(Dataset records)

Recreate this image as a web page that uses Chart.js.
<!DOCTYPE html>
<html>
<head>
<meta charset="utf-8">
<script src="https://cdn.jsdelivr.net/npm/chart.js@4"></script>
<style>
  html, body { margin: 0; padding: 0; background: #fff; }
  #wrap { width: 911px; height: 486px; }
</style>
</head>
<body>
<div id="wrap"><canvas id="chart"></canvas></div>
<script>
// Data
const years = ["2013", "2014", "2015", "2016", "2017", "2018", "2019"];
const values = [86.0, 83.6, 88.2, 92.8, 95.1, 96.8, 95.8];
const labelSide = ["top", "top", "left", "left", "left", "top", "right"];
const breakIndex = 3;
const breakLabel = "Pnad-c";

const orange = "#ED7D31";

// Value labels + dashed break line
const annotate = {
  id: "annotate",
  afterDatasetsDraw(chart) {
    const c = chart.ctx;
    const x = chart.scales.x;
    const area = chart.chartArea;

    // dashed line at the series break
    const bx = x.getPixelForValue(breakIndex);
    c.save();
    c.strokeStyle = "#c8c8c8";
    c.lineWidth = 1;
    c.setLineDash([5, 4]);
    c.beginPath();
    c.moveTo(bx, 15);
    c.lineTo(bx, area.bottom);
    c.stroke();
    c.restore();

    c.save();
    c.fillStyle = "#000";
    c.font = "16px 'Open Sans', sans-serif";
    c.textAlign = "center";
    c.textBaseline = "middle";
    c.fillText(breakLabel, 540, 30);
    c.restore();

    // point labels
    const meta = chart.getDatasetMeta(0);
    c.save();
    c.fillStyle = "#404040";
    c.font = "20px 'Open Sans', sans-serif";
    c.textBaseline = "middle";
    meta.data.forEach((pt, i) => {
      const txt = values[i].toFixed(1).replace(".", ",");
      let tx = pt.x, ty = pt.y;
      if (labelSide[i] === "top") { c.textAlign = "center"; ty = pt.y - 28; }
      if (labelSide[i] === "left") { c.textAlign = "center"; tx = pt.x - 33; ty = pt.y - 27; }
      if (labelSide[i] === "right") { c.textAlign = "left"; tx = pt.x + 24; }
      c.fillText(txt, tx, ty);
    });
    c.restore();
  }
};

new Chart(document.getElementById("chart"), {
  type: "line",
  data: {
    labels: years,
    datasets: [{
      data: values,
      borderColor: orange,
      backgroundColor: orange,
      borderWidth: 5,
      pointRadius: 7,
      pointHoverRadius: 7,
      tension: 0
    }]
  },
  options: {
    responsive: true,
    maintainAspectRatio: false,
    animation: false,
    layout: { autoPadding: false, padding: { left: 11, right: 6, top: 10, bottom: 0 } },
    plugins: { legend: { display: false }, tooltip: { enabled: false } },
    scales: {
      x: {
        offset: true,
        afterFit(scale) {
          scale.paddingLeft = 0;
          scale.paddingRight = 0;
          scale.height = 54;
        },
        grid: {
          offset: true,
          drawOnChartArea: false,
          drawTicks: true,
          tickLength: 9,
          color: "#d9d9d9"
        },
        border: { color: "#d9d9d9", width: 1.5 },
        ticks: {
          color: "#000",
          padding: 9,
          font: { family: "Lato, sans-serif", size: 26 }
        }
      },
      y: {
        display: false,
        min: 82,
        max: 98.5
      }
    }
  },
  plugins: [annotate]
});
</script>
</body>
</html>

...

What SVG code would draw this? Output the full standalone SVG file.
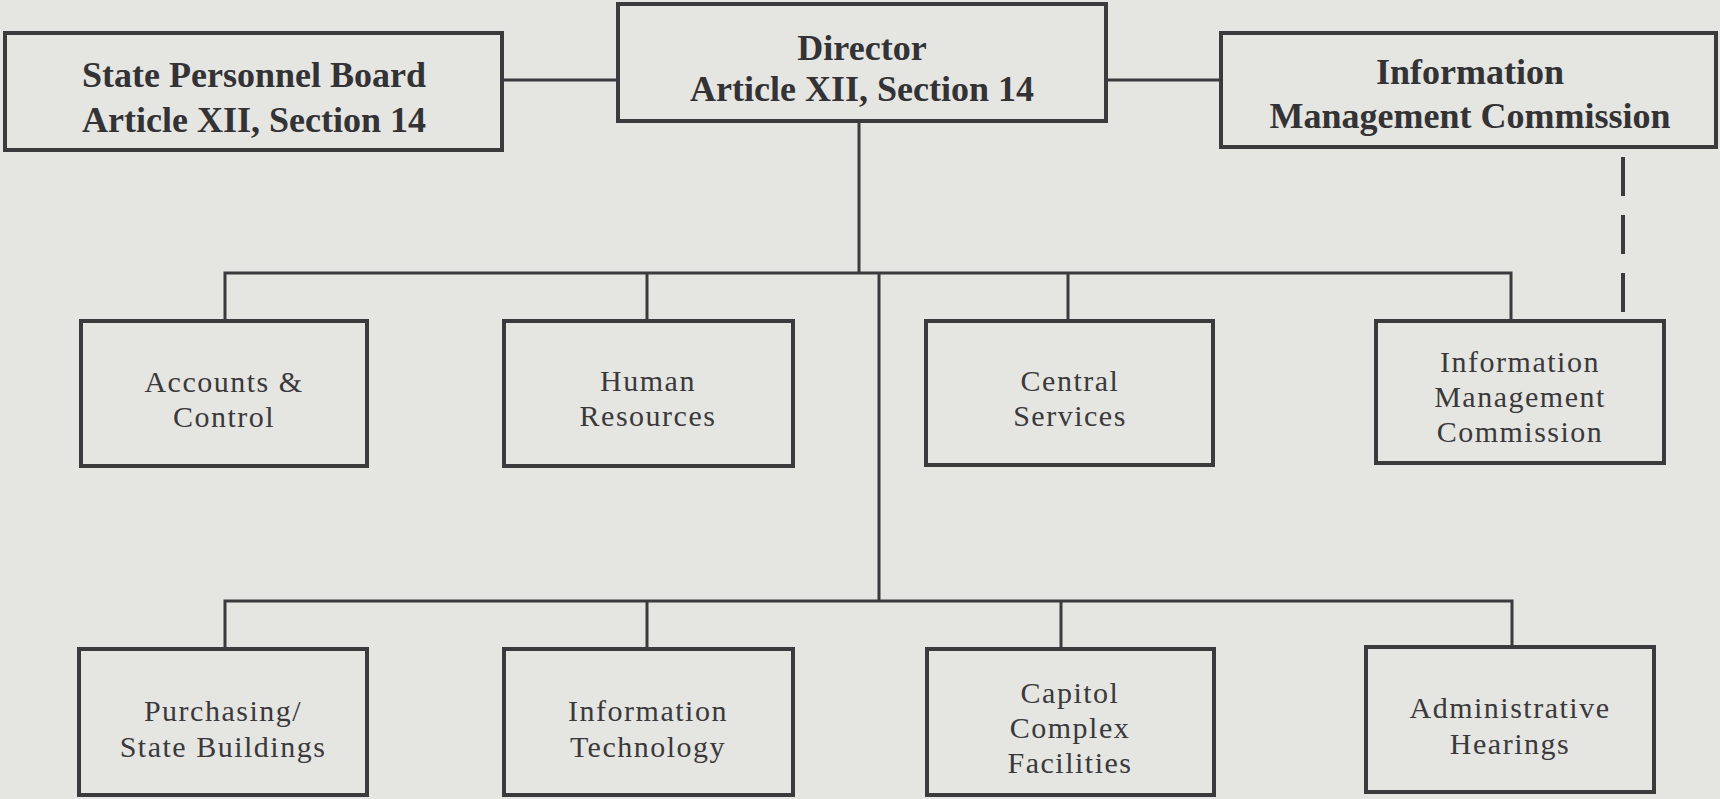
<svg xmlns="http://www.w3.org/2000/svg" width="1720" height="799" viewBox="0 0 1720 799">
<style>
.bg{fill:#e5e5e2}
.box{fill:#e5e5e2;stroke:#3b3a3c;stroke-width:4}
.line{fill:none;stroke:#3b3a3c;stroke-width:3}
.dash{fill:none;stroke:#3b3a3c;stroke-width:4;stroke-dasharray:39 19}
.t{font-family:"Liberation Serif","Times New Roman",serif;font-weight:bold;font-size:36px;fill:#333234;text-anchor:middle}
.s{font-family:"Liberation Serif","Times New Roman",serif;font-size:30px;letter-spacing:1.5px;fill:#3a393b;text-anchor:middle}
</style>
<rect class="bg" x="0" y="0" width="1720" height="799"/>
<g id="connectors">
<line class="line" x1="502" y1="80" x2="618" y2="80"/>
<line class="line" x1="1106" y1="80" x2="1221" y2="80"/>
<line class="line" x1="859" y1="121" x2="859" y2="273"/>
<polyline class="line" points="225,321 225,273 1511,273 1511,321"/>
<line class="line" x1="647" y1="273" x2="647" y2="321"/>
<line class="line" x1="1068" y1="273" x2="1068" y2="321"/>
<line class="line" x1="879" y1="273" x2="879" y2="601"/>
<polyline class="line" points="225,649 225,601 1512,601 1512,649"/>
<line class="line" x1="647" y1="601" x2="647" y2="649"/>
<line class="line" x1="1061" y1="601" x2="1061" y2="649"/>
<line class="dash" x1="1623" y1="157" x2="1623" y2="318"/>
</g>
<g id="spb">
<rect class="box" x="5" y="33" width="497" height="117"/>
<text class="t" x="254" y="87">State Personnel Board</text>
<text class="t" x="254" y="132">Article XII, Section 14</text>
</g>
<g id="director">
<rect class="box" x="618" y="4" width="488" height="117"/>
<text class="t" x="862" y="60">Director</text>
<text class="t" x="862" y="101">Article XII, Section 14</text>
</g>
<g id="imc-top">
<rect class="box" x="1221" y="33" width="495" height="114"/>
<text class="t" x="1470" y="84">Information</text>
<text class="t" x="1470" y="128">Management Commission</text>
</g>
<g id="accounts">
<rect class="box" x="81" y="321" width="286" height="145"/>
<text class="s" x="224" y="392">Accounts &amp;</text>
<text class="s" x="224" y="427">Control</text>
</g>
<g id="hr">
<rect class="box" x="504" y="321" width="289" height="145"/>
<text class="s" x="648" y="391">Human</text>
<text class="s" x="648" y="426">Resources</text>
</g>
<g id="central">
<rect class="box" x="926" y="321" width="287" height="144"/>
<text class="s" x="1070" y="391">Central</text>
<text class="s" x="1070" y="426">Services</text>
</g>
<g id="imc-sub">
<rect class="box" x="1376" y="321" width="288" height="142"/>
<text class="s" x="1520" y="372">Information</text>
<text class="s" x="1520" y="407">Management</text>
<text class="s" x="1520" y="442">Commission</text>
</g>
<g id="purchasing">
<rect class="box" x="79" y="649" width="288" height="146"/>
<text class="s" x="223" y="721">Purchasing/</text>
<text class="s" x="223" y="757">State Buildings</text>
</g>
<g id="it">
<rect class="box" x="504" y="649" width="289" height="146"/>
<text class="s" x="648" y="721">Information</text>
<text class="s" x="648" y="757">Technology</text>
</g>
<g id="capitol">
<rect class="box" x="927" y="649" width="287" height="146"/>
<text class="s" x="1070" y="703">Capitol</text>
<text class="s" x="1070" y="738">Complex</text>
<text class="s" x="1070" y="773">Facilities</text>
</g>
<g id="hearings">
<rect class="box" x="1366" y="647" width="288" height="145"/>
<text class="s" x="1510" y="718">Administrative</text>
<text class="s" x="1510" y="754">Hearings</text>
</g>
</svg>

# Problem to work on:
From the entries above, list each line with "this" in it.

# Task response:
Recreate this image as a web page that uses Chart.js.
What SVG code would draw this? Output the full standalone SVG file.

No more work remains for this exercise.